Report, as a bare number, how many lines of the material below contain the word "with".
── Information provided ──
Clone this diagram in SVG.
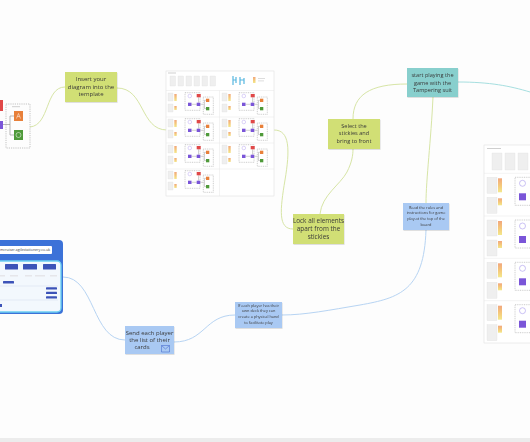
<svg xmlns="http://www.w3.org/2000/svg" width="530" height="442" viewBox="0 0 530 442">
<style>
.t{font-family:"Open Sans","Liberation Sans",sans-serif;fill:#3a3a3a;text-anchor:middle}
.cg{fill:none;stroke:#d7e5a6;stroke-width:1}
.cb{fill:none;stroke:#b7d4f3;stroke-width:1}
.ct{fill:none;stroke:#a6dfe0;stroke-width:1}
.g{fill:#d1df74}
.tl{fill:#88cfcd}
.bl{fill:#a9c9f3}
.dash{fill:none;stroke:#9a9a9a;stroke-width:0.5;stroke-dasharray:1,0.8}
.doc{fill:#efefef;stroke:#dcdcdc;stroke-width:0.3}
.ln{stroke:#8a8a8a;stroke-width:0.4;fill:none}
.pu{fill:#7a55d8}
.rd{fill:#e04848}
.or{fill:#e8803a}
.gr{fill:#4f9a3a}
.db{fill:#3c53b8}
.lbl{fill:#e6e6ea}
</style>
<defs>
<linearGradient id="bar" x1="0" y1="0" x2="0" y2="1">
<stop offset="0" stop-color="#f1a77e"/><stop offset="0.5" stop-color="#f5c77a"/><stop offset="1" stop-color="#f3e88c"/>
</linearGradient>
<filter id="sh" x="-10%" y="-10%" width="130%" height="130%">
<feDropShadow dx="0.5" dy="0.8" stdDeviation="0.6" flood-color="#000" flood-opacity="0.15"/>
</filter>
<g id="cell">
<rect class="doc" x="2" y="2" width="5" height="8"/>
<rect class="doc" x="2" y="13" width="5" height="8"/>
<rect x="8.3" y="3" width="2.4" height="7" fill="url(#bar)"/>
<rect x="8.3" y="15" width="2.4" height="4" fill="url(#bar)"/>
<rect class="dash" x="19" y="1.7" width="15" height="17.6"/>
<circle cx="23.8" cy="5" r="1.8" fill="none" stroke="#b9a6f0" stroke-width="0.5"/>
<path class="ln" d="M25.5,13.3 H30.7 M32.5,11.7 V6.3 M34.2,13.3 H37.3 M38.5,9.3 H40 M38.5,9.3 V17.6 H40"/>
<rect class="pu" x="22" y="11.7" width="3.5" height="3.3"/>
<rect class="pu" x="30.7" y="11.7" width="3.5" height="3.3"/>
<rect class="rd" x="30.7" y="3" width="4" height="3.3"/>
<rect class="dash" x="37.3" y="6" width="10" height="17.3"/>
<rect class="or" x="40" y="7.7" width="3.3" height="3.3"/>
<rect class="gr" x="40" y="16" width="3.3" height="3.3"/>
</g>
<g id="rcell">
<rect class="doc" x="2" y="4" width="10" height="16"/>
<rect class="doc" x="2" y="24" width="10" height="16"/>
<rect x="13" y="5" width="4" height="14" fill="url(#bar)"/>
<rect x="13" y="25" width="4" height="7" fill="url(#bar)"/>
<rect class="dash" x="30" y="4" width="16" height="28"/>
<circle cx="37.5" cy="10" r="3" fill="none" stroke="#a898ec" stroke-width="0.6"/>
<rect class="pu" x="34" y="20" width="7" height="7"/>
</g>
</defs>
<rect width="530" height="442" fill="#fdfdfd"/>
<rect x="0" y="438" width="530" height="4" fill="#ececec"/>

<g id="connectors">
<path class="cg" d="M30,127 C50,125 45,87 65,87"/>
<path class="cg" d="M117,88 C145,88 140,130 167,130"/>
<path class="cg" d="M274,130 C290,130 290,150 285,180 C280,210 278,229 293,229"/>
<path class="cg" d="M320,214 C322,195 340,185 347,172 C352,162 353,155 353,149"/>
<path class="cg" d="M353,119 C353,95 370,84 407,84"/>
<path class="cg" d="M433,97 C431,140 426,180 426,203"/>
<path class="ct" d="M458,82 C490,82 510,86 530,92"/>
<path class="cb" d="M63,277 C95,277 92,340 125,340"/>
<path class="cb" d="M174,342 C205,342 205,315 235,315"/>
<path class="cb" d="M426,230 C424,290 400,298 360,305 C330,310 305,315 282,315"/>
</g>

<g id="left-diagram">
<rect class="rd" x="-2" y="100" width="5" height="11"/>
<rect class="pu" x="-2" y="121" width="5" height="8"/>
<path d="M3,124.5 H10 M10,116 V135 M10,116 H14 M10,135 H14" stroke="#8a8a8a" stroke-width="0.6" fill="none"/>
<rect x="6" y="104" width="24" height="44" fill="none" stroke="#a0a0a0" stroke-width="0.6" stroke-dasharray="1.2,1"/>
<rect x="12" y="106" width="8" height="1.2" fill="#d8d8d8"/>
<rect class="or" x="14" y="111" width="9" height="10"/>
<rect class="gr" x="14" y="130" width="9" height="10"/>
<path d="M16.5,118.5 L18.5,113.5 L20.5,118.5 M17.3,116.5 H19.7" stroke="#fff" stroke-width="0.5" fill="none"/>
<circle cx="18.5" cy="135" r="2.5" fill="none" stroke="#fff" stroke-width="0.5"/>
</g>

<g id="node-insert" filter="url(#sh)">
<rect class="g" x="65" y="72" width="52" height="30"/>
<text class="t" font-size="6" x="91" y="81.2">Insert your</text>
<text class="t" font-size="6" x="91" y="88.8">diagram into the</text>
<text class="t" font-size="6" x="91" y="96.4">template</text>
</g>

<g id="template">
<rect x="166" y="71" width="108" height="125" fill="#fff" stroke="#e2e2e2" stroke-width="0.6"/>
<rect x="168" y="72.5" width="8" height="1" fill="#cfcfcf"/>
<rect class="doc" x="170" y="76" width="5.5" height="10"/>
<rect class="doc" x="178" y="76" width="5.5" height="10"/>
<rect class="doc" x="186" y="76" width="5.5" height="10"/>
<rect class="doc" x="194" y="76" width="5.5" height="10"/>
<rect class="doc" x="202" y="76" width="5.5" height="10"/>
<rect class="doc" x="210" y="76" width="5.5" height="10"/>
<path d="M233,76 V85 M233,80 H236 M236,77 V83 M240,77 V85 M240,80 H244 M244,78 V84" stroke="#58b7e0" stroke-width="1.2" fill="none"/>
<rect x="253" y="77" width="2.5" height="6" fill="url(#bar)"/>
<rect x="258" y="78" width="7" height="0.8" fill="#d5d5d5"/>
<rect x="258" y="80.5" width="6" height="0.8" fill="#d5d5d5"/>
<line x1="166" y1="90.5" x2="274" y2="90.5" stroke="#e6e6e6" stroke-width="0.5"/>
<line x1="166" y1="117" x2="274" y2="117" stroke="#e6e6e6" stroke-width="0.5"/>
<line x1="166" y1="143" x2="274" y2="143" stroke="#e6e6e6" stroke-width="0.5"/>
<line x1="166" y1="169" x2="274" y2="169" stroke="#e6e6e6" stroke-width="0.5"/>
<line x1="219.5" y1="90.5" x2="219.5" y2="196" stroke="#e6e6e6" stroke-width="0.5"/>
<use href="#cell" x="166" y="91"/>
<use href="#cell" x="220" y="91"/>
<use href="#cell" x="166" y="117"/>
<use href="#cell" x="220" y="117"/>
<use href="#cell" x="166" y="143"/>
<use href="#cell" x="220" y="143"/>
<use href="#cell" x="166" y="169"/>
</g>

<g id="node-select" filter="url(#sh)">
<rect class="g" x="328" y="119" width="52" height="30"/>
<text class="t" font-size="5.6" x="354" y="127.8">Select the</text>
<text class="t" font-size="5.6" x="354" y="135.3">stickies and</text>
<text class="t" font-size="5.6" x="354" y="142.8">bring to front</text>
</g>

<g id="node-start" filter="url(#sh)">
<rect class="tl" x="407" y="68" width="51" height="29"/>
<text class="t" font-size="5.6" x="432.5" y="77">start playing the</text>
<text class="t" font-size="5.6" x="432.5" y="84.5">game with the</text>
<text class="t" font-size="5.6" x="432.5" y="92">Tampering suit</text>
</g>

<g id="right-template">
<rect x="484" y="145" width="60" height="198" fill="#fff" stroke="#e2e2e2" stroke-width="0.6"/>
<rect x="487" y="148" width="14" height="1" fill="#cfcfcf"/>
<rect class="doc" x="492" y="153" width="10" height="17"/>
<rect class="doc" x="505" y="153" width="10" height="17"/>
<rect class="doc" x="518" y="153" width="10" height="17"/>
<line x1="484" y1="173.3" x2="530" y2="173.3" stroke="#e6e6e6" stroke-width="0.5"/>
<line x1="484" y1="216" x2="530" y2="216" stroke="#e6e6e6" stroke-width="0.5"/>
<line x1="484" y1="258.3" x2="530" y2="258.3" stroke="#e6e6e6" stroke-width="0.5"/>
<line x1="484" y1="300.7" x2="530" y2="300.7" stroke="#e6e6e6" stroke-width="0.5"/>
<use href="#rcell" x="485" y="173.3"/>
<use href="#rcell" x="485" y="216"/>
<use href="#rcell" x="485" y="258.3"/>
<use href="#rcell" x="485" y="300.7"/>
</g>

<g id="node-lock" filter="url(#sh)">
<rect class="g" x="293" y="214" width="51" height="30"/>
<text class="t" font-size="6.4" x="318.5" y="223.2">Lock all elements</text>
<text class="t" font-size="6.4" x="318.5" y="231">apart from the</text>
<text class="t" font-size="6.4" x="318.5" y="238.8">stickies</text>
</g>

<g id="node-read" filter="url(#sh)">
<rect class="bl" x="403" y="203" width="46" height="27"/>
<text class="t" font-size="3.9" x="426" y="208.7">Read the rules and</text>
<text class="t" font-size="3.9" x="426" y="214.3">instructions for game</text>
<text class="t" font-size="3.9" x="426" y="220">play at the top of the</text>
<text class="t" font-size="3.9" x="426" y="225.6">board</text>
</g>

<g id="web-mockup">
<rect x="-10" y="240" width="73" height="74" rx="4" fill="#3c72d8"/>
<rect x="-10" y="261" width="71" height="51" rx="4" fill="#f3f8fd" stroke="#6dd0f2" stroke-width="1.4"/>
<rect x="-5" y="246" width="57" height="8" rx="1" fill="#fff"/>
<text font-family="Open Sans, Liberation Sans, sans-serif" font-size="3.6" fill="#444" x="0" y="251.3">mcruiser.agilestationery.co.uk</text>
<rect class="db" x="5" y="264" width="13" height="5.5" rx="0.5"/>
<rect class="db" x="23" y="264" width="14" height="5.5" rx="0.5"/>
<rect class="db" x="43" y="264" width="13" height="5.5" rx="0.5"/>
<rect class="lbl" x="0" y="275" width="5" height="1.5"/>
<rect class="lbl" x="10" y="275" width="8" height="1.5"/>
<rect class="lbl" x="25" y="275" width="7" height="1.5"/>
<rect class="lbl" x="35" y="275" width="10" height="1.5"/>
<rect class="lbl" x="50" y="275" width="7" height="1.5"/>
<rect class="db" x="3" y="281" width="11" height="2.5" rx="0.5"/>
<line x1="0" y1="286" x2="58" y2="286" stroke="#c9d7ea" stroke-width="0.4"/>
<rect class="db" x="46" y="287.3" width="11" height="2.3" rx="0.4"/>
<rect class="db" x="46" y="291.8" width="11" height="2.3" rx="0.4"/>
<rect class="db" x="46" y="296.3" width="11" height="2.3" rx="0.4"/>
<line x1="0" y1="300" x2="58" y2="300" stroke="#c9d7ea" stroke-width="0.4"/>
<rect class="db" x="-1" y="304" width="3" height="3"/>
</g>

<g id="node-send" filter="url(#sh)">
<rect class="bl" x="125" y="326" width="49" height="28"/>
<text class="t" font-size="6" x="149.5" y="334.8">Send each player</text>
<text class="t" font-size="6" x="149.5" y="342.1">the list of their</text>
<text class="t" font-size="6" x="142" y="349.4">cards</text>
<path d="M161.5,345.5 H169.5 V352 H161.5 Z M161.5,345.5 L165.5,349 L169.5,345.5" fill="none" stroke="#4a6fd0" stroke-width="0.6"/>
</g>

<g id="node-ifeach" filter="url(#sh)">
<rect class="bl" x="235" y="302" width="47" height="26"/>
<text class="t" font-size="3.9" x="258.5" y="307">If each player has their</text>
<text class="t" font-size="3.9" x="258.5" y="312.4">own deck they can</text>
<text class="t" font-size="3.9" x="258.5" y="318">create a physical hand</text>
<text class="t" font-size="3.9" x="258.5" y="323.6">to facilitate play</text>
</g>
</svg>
───
── Information provided ──
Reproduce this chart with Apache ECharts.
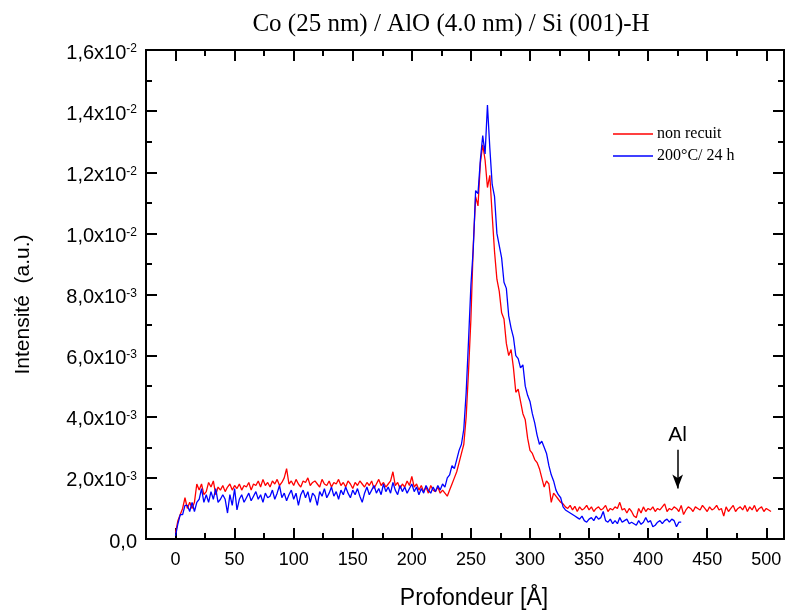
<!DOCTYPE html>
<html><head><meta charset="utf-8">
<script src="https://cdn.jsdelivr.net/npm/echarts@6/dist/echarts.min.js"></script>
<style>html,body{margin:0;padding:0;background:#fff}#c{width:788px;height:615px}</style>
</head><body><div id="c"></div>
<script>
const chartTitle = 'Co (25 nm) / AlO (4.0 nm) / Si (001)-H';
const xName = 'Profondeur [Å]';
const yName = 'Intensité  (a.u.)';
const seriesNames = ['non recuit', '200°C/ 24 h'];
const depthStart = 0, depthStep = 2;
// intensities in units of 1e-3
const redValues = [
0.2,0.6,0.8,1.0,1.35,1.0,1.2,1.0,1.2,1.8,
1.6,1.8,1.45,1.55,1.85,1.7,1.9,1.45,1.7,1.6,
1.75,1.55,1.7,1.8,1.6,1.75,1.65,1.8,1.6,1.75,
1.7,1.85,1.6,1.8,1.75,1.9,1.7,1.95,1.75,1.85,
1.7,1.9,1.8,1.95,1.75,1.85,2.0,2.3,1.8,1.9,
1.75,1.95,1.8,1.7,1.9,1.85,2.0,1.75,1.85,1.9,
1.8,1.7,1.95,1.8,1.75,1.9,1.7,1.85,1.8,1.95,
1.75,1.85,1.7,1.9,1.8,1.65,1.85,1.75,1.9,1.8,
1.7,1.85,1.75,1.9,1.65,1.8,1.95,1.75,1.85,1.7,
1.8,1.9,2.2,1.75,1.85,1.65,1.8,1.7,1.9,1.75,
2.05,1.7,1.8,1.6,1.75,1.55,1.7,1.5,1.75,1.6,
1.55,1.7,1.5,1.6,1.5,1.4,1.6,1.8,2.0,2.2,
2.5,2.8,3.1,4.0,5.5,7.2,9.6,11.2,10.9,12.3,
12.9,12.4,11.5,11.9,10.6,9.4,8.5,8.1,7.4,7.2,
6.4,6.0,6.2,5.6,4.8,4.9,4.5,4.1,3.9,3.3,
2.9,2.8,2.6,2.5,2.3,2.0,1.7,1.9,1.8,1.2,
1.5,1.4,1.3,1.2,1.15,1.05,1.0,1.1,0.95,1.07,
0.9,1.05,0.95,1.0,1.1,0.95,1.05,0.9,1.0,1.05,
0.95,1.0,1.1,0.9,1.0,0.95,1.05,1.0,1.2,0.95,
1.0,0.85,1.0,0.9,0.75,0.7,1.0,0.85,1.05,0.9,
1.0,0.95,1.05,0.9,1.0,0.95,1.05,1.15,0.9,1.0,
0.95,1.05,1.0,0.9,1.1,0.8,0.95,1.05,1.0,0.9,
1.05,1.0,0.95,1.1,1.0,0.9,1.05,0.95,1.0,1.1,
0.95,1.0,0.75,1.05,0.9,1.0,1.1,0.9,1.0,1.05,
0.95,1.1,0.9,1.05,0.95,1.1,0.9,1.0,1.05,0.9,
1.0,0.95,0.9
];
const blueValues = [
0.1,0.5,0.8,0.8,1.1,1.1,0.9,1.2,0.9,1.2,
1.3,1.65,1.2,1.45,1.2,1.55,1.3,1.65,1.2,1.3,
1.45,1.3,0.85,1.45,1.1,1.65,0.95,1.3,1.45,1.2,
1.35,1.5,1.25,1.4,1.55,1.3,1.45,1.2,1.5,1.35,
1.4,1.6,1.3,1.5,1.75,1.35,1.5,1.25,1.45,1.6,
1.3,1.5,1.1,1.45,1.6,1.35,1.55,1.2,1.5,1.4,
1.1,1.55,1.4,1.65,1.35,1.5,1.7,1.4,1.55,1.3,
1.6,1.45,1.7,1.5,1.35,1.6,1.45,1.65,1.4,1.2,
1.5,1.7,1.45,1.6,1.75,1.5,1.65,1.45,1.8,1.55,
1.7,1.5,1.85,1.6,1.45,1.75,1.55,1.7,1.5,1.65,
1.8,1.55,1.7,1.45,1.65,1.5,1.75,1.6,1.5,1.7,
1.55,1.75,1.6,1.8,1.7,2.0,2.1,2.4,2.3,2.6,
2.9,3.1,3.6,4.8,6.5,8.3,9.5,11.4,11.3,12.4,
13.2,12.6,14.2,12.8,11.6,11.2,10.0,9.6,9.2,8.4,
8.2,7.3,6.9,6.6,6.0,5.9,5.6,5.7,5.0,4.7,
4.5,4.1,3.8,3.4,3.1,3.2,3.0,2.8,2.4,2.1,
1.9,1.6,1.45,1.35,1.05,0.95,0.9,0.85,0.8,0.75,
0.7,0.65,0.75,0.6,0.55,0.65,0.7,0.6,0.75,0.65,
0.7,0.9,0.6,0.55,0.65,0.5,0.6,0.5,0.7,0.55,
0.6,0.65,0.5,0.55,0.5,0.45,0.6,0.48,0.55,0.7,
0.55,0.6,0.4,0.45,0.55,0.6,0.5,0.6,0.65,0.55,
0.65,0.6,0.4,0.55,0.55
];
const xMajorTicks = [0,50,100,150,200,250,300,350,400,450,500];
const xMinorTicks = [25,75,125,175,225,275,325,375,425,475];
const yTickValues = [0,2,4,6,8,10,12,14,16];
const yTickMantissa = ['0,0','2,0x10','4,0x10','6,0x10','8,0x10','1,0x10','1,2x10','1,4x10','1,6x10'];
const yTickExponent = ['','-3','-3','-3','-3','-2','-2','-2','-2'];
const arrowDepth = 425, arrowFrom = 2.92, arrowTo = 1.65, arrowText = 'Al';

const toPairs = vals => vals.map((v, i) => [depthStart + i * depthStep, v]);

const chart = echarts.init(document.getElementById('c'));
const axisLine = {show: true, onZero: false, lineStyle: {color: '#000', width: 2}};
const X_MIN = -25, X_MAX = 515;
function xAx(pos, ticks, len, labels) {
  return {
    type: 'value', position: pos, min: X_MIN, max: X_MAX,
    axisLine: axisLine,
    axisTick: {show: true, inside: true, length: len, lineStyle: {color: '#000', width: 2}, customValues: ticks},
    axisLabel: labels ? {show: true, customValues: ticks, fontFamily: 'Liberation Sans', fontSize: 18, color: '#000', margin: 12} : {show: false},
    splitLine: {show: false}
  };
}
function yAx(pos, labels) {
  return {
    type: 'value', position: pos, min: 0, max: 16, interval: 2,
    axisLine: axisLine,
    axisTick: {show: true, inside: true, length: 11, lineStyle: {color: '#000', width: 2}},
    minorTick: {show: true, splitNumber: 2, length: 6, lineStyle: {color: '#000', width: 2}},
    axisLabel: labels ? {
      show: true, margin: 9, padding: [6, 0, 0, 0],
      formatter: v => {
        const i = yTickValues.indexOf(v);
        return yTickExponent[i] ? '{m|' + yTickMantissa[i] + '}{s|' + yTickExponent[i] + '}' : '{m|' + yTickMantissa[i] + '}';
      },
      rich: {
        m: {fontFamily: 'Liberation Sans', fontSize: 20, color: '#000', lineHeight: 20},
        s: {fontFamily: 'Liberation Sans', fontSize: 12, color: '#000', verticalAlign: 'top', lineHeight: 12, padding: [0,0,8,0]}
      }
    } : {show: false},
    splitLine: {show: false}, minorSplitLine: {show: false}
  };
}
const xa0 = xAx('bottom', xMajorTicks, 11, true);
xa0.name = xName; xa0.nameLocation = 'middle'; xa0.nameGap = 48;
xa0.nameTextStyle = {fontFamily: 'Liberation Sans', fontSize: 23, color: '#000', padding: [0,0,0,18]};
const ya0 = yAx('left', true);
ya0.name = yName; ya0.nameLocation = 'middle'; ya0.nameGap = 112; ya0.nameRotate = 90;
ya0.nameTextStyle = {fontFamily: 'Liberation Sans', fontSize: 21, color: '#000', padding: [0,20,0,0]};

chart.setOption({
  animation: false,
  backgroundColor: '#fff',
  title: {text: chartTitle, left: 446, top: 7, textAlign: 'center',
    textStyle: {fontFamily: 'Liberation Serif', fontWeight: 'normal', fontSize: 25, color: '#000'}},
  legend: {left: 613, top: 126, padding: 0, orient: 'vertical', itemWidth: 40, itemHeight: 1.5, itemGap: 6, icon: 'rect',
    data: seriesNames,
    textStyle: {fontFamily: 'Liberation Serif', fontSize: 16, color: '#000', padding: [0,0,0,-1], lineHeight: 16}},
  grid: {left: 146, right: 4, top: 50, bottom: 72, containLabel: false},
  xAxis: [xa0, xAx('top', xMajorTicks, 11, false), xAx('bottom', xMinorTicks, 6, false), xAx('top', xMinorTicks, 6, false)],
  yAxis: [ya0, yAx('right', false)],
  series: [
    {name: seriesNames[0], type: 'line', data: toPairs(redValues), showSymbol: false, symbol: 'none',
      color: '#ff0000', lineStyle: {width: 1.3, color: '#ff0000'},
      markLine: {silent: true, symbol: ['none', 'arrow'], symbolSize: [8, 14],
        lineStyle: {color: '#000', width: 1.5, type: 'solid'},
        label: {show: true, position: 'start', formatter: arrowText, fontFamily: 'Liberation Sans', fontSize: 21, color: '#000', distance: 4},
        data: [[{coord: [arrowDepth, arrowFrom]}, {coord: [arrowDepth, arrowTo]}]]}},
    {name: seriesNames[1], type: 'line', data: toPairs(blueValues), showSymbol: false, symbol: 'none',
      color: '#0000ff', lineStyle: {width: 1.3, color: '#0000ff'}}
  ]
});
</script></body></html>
───
▶ **Task solution**
2